OBJECTIVE: Answer with one number: how many lines hold "diagram".

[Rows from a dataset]

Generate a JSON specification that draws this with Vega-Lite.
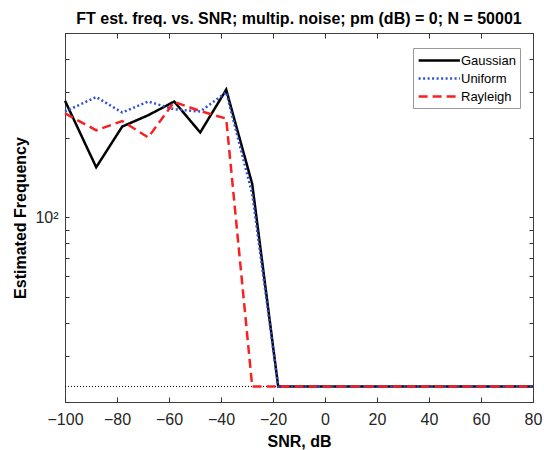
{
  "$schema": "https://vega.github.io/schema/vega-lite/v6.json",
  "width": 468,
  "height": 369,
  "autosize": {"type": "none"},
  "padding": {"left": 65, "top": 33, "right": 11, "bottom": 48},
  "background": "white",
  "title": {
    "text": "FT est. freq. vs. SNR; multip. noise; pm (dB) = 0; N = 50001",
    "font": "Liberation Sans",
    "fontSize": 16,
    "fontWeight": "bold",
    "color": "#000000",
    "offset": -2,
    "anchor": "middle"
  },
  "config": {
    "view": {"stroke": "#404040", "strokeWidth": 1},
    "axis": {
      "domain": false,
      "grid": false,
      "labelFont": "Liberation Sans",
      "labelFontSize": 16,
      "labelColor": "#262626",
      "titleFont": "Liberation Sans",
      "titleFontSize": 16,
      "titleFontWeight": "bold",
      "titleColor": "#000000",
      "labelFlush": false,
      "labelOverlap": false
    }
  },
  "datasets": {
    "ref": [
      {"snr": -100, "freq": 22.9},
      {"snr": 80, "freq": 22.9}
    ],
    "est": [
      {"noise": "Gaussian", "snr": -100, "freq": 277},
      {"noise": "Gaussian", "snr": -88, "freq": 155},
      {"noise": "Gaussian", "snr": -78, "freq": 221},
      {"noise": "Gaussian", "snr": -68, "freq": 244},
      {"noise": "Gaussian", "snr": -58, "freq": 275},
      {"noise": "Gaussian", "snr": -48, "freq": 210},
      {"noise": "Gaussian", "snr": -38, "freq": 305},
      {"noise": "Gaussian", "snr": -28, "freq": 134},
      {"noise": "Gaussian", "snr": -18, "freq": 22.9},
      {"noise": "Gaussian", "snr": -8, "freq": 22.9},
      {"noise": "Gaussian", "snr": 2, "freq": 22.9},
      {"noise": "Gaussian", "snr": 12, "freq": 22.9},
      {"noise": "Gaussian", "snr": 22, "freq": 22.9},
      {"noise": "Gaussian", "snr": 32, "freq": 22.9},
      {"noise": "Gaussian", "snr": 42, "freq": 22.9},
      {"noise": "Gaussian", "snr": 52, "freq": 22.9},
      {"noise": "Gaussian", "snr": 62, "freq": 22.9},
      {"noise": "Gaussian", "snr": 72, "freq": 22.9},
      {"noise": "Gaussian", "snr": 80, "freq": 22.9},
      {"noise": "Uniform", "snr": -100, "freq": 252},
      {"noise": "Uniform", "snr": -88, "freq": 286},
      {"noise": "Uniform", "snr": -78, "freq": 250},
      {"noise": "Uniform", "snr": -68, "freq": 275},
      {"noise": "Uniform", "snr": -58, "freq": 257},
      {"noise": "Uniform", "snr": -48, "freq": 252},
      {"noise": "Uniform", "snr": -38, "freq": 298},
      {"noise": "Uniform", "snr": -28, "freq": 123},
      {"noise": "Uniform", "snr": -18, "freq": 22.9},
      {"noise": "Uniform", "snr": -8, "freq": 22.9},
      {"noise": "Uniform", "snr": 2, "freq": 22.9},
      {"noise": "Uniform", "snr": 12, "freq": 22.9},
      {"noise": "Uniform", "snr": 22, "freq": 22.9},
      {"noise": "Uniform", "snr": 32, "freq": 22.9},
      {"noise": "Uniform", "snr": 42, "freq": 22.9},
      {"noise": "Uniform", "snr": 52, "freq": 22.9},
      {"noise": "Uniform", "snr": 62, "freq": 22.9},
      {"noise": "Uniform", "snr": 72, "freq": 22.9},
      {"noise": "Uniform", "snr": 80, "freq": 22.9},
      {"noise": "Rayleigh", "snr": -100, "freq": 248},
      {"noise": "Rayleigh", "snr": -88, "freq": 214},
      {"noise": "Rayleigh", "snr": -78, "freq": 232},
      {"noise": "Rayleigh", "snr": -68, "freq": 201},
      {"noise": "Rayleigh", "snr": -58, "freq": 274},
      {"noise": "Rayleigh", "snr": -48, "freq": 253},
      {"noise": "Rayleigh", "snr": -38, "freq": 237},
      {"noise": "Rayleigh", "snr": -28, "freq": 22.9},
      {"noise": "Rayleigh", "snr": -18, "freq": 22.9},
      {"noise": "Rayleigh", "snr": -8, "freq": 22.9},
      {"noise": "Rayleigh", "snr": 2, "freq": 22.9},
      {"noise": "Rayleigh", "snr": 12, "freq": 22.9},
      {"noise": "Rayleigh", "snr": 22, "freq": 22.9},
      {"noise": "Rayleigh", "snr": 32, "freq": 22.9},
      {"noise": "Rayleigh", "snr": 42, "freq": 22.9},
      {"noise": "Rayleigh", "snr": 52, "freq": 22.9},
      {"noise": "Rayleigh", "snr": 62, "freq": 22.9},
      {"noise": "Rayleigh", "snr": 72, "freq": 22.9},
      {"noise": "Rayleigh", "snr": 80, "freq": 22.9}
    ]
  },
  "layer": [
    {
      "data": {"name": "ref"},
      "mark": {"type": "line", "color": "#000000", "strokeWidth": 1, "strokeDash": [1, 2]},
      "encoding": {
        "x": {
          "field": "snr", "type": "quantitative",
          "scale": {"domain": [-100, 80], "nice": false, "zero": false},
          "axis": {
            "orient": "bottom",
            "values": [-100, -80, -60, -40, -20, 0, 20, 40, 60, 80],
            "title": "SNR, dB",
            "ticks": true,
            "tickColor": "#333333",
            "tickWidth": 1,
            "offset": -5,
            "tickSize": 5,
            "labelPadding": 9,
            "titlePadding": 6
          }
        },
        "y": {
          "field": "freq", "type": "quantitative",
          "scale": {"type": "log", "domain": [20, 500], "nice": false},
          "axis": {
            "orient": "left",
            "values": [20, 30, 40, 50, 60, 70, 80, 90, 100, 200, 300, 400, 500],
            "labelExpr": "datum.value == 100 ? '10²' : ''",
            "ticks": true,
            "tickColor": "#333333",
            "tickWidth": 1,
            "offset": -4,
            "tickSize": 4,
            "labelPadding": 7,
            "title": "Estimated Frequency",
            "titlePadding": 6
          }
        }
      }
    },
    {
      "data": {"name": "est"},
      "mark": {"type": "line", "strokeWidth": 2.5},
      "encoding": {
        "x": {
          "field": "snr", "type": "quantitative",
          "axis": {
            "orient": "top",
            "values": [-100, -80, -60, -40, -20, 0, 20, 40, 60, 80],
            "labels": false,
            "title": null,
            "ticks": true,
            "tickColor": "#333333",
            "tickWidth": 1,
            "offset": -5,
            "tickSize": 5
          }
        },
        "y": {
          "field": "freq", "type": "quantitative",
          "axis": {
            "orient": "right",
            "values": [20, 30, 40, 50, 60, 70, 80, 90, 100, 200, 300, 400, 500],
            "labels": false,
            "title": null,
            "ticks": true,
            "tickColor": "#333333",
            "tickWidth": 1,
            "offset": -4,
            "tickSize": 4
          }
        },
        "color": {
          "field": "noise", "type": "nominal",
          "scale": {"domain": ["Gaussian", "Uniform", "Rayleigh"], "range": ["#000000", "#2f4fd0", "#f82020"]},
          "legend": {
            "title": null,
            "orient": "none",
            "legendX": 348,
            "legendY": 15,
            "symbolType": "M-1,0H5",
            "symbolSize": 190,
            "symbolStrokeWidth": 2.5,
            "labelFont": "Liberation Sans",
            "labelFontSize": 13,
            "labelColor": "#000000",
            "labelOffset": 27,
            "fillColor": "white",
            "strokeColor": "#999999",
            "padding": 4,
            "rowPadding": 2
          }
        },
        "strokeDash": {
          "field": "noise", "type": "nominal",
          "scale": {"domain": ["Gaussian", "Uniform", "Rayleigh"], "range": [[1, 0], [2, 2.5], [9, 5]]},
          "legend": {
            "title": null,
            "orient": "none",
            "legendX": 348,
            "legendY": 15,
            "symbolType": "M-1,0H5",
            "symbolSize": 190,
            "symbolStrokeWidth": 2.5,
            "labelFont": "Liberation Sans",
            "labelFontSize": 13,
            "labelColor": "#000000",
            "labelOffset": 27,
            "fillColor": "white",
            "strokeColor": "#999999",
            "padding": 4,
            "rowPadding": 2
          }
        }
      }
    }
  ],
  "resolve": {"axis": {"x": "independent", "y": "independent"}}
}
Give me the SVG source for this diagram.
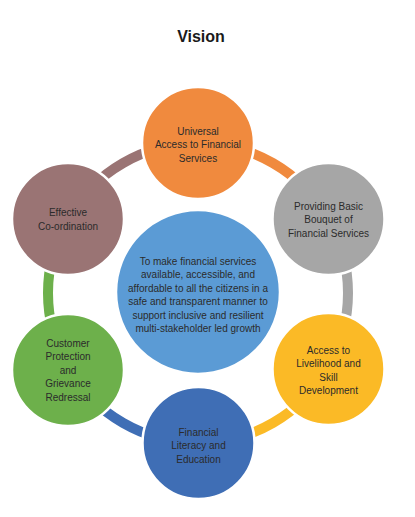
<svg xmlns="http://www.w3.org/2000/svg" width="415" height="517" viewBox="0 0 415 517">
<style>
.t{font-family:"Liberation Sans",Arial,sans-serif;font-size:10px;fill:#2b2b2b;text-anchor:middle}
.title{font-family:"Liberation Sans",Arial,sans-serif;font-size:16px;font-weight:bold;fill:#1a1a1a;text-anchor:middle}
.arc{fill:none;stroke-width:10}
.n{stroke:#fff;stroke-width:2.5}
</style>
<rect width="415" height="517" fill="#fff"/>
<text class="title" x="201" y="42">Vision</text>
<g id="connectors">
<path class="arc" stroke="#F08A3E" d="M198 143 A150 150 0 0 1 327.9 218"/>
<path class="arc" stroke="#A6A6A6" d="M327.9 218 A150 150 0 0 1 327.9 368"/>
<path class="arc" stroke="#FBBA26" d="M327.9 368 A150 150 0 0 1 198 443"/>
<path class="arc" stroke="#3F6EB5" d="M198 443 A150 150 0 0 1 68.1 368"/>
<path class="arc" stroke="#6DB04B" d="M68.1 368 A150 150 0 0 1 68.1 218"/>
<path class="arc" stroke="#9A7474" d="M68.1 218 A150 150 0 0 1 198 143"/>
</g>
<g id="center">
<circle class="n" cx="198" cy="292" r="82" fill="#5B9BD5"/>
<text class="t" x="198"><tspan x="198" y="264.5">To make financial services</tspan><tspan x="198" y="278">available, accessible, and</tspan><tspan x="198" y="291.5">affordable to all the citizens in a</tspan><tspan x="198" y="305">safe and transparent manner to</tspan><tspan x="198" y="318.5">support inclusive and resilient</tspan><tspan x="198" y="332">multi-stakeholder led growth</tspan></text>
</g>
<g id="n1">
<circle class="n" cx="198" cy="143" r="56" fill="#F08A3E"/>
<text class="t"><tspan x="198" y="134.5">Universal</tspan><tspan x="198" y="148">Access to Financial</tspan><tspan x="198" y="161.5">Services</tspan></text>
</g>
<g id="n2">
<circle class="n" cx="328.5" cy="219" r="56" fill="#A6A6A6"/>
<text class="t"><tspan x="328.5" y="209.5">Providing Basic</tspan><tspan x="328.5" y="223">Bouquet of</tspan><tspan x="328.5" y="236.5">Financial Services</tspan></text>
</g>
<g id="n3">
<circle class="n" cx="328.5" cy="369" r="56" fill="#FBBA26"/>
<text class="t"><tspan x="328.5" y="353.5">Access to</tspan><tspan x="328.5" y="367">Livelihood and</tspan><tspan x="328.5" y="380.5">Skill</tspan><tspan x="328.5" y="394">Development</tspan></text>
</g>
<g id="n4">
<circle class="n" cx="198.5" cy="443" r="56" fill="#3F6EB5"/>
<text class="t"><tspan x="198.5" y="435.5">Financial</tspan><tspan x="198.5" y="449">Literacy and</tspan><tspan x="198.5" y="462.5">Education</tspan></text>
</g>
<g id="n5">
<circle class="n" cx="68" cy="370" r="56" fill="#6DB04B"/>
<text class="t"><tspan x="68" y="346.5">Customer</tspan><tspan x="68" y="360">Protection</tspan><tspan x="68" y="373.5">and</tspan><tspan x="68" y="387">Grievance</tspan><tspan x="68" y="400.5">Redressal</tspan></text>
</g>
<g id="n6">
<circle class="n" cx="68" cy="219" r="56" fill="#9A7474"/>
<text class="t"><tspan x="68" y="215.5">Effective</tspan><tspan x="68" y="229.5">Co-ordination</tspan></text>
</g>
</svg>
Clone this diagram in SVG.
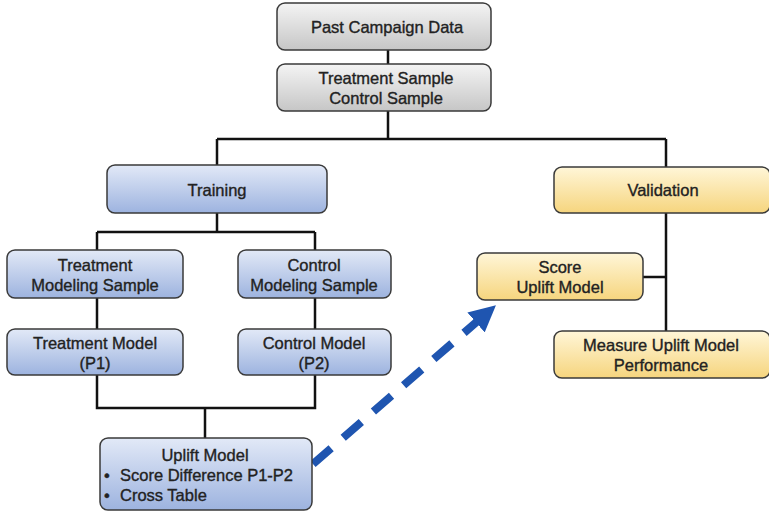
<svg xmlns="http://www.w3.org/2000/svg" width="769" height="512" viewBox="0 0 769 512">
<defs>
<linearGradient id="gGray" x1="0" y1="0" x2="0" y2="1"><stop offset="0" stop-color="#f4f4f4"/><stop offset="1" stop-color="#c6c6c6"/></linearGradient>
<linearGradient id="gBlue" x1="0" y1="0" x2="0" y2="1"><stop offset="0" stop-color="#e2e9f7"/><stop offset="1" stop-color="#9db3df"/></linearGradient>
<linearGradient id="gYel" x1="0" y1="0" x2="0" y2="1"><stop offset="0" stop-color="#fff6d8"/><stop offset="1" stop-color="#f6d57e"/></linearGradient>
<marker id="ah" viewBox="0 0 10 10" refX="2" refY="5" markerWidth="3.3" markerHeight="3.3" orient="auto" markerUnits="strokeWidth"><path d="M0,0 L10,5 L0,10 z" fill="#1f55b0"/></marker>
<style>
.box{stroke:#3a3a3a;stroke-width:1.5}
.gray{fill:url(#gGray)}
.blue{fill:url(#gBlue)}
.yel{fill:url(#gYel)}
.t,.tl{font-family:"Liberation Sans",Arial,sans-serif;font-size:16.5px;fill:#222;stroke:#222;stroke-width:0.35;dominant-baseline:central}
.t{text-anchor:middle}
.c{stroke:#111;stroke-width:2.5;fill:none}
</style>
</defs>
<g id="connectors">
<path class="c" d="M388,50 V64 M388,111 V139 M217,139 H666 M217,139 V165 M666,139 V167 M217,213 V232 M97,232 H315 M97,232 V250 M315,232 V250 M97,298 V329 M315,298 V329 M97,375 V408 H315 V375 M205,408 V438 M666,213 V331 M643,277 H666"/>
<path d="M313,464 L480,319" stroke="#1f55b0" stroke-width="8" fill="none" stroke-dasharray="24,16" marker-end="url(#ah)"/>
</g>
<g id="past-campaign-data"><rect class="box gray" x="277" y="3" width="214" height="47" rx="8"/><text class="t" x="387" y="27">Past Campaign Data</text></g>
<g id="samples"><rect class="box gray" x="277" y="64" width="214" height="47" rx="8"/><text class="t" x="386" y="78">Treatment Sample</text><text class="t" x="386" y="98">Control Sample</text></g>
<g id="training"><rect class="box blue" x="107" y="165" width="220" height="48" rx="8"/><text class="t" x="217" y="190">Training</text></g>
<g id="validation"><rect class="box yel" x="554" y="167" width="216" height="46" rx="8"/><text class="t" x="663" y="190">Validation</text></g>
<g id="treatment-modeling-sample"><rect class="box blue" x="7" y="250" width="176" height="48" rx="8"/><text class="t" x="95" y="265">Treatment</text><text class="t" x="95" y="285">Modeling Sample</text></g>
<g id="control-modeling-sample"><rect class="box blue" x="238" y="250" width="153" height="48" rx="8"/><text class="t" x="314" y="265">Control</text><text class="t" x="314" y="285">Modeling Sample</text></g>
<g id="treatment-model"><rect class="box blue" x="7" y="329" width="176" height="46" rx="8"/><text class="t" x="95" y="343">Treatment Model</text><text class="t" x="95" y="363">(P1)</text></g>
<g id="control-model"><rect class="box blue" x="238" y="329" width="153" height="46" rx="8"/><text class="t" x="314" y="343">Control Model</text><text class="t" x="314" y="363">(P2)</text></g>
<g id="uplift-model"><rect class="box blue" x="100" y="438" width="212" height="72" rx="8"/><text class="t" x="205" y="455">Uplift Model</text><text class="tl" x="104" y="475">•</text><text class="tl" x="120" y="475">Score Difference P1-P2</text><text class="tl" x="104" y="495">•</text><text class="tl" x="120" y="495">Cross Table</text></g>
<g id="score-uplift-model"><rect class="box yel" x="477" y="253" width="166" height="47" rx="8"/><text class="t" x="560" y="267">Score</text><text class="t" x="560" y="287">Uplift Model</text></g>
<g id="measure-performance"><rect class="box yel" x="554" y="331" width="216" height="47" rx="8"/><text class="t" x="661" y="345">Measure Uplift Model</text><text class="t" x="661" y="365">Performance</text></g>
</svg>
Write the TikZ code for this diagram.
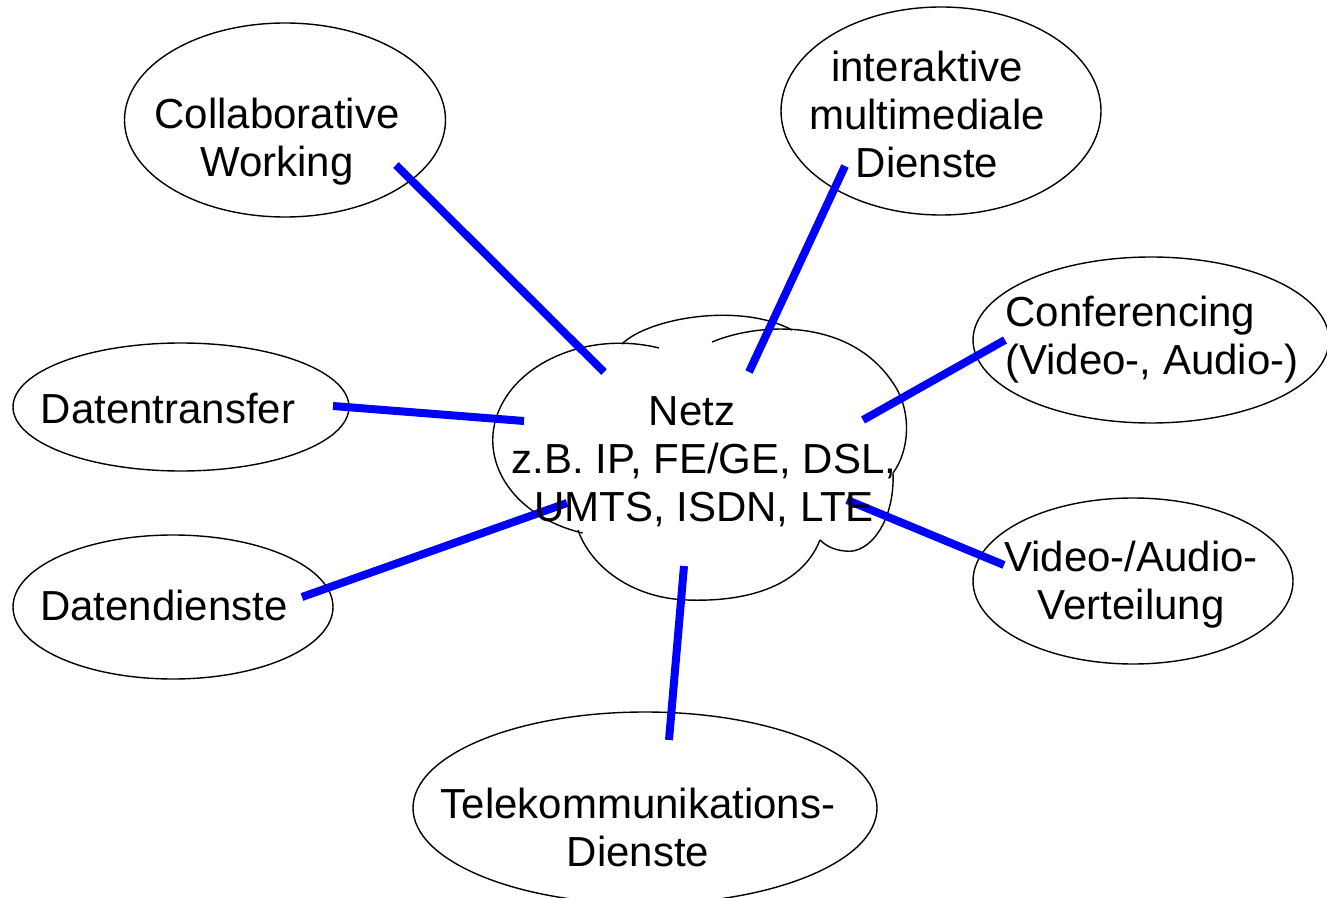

ANSWER TO THE TASK: 3